Dies fragten uns zwei Berliner Familien, deren Miete bis auf den Oberwert des für ihre Wohnung zutreffenden Mietspiegelfeldes erhöht werden soll. Eindeutig ist, dass die Orientierung auf den Mittelwert auch weiterhin gilt. Darunter wird die Miethöhe einer Wohnung mit durchschnittlicher Qualität - auch Standardwohnung genannt - im betreffenden Mietspiegelfeld verstanden. Zu jeder Kategorie gehört eine Spanne vom niedrigsten bis zum Oberwert der Miethöhe bei vergleichbaren Wohnungen. Der Mittelwert davon entspricht dann der Standardwohnung. Wenn von Mietern die Erhöhung ihrer Grundmiete gefordert und dabei auf den Mietspiegel verwiesen wird, sollten sie sich gründlich mit allen Erläuterungen des Mietspiegels befassen, also nicht nur mit der Mietspiegeltabelle, die auf ihre Wohnung zutrifft. Erst dann kann man prüfen, ob der Erhöhungsbetrag berechtigt ist.
Der Berliner Mietspiegel enthält z. B., so wie viele andere auch, Einordnungshilfen, aus denen hervorgeht, was als wohnwerterhöhend oder als wohnwertmindernd zu beachten ist. Es gibt auch Sondermerkmale für gehobene Ausstattungen, die zu einem Mietzuschlag berechtigen, ggfs. sogar über den obersten Spannenwert hinaus. Fehlen solche Kriterien und Erläuterungen, ist die Orientierung schwieriger.
Wer sich nicht sicher ist, sollte sich mit kundigen Mietern oder mit Fachleuten (Mieterverein oder Fachanwalt) beraten.
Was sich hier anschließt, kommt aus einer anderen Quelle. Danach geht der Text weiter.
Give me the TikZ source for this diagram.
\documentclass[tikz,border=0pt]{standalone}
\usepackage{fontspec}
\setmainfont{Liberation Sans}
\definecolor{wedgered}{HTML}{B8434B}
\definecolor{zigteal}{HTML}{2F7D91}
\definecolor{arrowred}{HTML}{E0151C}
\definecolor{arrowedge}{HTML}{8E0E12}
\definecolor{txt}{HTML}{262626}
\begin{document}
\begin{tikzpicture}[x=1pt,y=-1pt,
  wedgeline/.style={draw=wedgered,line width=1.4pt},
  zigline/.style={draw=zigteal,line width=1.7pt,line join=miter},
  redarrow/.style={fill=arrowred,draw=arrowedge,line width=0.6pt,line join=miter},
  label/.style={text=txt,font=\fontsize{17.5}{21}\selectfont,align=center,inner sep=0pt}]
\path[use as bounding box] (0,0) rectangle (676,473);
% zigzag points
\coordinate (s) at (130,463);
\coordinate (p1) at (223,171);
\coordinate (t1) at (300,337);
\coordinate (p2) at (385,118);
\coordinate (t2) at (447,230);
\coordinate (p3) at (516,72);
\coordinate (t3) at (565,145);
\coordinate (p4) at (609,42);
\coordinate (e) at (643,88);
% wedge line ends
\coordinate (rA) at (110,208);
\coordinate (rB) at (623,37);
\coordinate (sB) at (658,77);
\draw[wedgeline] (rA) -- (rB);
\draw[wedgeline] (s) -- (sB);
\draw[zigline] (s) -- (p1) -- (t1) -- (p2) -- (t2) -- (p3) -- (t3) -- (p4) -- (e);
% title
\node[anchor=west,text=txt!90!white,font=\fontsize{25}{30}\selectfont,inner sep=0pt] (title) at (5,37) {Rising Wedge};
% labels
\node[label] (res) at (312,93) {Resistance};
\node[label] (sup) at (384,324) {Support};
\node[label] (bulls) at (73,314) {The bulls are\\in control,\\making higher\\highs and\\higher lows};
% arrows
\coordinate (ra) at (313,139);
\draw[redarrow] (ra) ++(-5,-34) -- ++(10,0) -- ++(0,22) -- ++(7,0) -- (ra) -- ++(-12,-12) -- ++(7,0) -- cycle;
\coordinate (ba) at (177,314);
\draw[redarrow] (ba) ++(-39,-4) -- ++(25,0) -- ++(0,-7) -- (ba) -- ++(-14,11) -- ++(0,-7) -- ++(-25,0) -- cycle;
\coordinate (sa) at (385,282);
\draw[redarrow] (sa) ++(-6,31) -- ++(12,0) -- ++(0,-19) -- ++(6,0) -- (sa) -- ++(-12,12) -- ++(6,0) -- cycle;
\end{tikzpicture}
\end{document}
Oft stellt sich dabei heraus, dass eine Mieterhöhung unbegründet oder überhöht ist. Die Berliner Mieter können zudem die Internet-Auskunft der Senatsverwaltung für Stadtentwicklung nutzen. Wer am Internet angeschlossen ist, kann eine schnelle Antwort zur möglichen ortsüblichen Miethöhe pro Quadratmeter Wohnfläche erhalten.
Eine Mieterhöhungserklärung ist formell wirksam, wenn Sperrfrist und Kappungsgrenze (siehe ND-Ratgeber Nr. 726 vom 11. Januar, Seite 3) eingehalten, die Wohnung richtig in das zutreffende Mietspiegelfeld eingeordnet ist, die Erhöhung pro Quadratmeter genannt und erklärt wird, dass die ortsübliche Miethöhe nicht überschritten wird. Dabei dürfen Vermieter bis an die Obergrenze gehen. Aber das besagt noch nicht, dass die Mieterhöhung begründet ist und dass ihr um jeden Preis zugestimmt werden muss.
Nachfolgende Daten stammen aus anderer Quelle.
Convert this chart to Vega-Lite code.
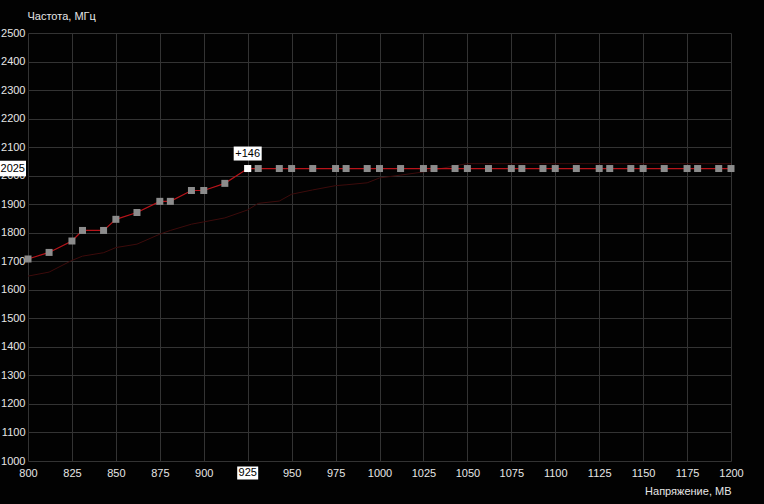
{
  "$schema": "https://vega.github.io/schema/vega-lite/v6.json",
  "width": 703,
  "height": 428,
  "autosize": {"type": "none"},
  "padding": {"left": 28, "top": 33, "right": 33, "bottom": 43},
  "background": "#020202",
  "config": {
    "view": {"stroke": null},
    "font": "Liberation Sans",
    "axis": {
      "domain": false,
      "ticks": false,
      "tickSize": 0,
      "gridColor": "#333333",
      "gridWidth": 1,
      "gridOpacity": 1,
      "labelColor": "#e6e6e6",
      "labelFontSize": 11,
      "labelFont": "Liberation Sans",
      "titleColor": "#e6e6e6",
      "titleFontSize": 11,
      "titleFont": "Liberation Sans",
      "titleFontWeight": "normal"
    }
  },
  "datasets": {
    "curve": [
      {"v": 800, "f": 1708}, {"v": 812, "f": 1731}, {"v": 825, "f": 1771}, {"v": 831, "f": 1808},
      {"v": 843, "f": 1808}, {"v": 850, "f": 1847}, {"v": 862, "f": 1871}, {"v": 875, "f": 1910},
      {"v": 881, "f": 1910}, {"v": 893, "f": 1948}, {"v": 900, "f": 1948}, {"v": 912, "f": 1973},
      {"v": 925, "f": 2025}, {"v": 931, "f": 2025}, {"v": 943, "f": 2025}, {"v": 950, "f": 2025},
      {"v": 962, "f": 2025}, {"v": 975, "f": 2025}, {"v": 981, "f": 2025}, {"v": 993, "f": 2025},
      {"v": 1000, "f": 2025}, {"v": 1012, "f": 2025}, {"v": 1025, "f": 2025}, {"v": 1031, "f": 2025},
      {"v": 1043, "f": 2025}, {"v": 1050, "f": 2025}, {"v": 1062, "f": 2025}, {"v": 1075, "f": 2025},
      {"v": 1081, "f": 2025}, {"v": 1093, "f": 2025}, {"v": 1100, "f": 2025}, {"v": 1112, "f": 2025},
      {"v": 1125, "f": 2025}, {"v": 1131, "f": 2025}, {"v": 1143, "f": 2025}, {"v": 1150, "f": 2025},
      {"v": 1162, "f": 2025}, {"v": 1175, "f": 2025}, {"v": 1181, "f": 2025}, {"v": 1193, "f": 2025},
      {"v": 1200, "f": 2025}
    ],
    "base": [
      {"v": 800, "f": 1648}, {"v": 812, "f": 1662}, {"v": 825, "f": 1703}, {"v": 831, "f": 1718},
      {"v": 843, "f": 1730}, {"v": 850, "f": 1748}, {"v": 862, "f": 1760}, {"v": 875, "f": 1795},
      {"v": 881, "f": 1808}, {"v": 893, "f": 1830}, {"v": 900, "f": 1838}, {"v": 912, "f": 1852},
      {"v": 925, "f": 1880}, {"v": 931, "f": 1903}, {"v": 943, "f": 1911}, {"v": 950, "f": 1935},
      {"v": 962, "f": 1950}, {"v": 975, "f": 1965}, {"v": 981, "f": 1968}, {"v": 993, "f": 1975},
      {"v": 1000, "f": 1992}, {"v": 1012, "f": 2002}, {"v": 1025, "f": 2013}, {"v": 1031, "f": 2020},
      {"v": 1043, "f": 2035}, {"v": 1050, "f": 2042}, {"v": 1062, "f": 2042}, {"v": 1100, "f": 2042},
      {"v": 1150, "f": 2042}, {"v": 1200, "f": 2042}
    ],
    "sel": [{"v": 925, "f": 2025, "label": "+146"}],
    "ysel": [{"v": 800, "f": 2025, "label": "2025"}],
    "xsel": [{"v": 925, "f": 1000, "label": "925"}]
  },
  "encoding": {
    "x": {
      "field": "v", "type": "quantitative",
      "scale": {"domain": [800, 1200], "nice": false, "zero": false},
      "axis": {
        "values": [800, 825, 850, 875, 900, 925, 950, 975, 1000, 1025, 1050, 1075, 1100, 1125, 1150, 1175, 1200],
        "format": "d",
        "labelPadding": 6,
        "labelFlush": false,
        "labelOverlap": false,
        "title": "Напряжение, МВ",
        "titleAnchor": null,
        "titleX": 703,
        "titleY": 30,
        "titleAlign": "right",
        "titleBaseline": "middle"
      }
    },
    "y": {
      "field": "f", "type": "quantitative",
      "scale": {"domain": [1000, 2500], "nice": false, "zero": false},
      "axis": {
        "values": [1000, 1100, 1200, 1300, 1400, 1500, 1600, 1700, 1800, 1900, 2000, 2100, 2200, 2300, 2400, 2500],
        "format": "d",
        "labelPadding": 3,
        "labelFlush": false,
        "labelOverlap": false,
        "title": "Частота, МГц",
        "titleAngle": 0,
        "titleAnchor": null,
        "titleX": -1,
        "titleY": -17,
        "titleAlign": "left",
        "titleBaseline": "middle"
      }
    }
  },
  "layer": [
    {
      "data": {"name": "base"},
      "mark": {"type": "line", "color": "#3d0b0b", "strokeWidth": 1, "clip": true}
    },
    {
      "data": {"name": "curve"},
      "mark": {"type": "line", "color": "#b8141a", "strokeWidth": 1.2}
    },
    {
      "data": {"name": "curve"},
      "mark": {"type": "point", "shape": "square", "filled": true, "size": 49, "color": "#8c8c8c", "opacity": 1}
    },
    {
      "data": {"name": "sel"},
      "mark": {"type": "point", "shape": "square", "filled": true, "size": 49, "color": "#ffffff", "opacity": 1}
    },
    {
      "data": {"name": "sel"},
      "mark": {"type": "point", "shape": "M-1,-0.5H1V0.5H-1Z", "filled": true, "size": 784, "color": "#ffffff", "opacity": 1, "yOffset": -15}
    },
    {
      "data": {"name": "sel"},
      "mark": {"type": "text", "color": "#000000", "fontSize": 11, "align": "center", "baseline": "middle", "dy": -15},
      "encoding": {"text": {"field": "label"}}
    },
    {
      "data": {"name": "ysel"},
      "mark": {"type": "point", "shape": "M-1,-0.6H1V0.6H-1Z", "filled": true, "size": 676, "color": "#ffffff", "opacity": 1, "xOffset": -15, "clip": false}
    },
    {
      "data": {"name": "ysel"},
      "mark": {"type": "text", "color": "#000000", "fontSize": 11, "align": "right", "baseline": "middle", "dx": -3},
      "encoding": {"text": {"field": "label"}}
    },
    {
      "data": {"name": "xsel"},
      "mark": {"type": "point", "shape": "M-1,-0.62H1V0.62H-1Z", "filled": true, "size": 441, "color": "#ffffff", "opacity": 1, "yOffset": 12}
    },
    {
      "data": {"name": "xsel"},
      "mark": {"type": "text", "color": "#000000", "fontSize": 11, "align": "center", "baseline": "middle", "dy": 12},
      "encoding": {"text": {"field": "label"}}
    }
  ]
}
Ergibt die genaue Prüfung, dass die ortsübliche Miete nicht so hoch ist, weil es sich um eine durchschnittliche Standardwohnung handelt, hat der Mieter zu entscheiden, ob er überhaupt nicht oder nur zum Teil zustimmt. Erscheint nur eine Teilzustimmung begründet, sollte man die Zustimmung darauf begrenzen. Es ist dann eher wahrscheinlich, dass der Vermieter von einer Zustimmungsklage absieht und sich mit der Teilzustimmung zufrieden gibt. Dennoch müssen Mieter, die nur teilweise zustimmen, mit einer Zustimmungsklage des Vermieters rechnen, wenn sie keine fundierten, überzeugenden Gründe gegen eine volle Zustimmung vorbringen können.
Doch Vermieter werden es sich überlegen, ob sie eine Klage einreichen, wenn Mieter klar nachweisen, dass für ihre Wohnung nur der Mittelwert für die Miethöhe in Frage kommt. Vor Gericht muss der Vermieter nämlich auch begründen, welche wohnwerterhöhenden Merkmale er geltend macht, die seine Mieterhöhungsforderung rechtfertigen können.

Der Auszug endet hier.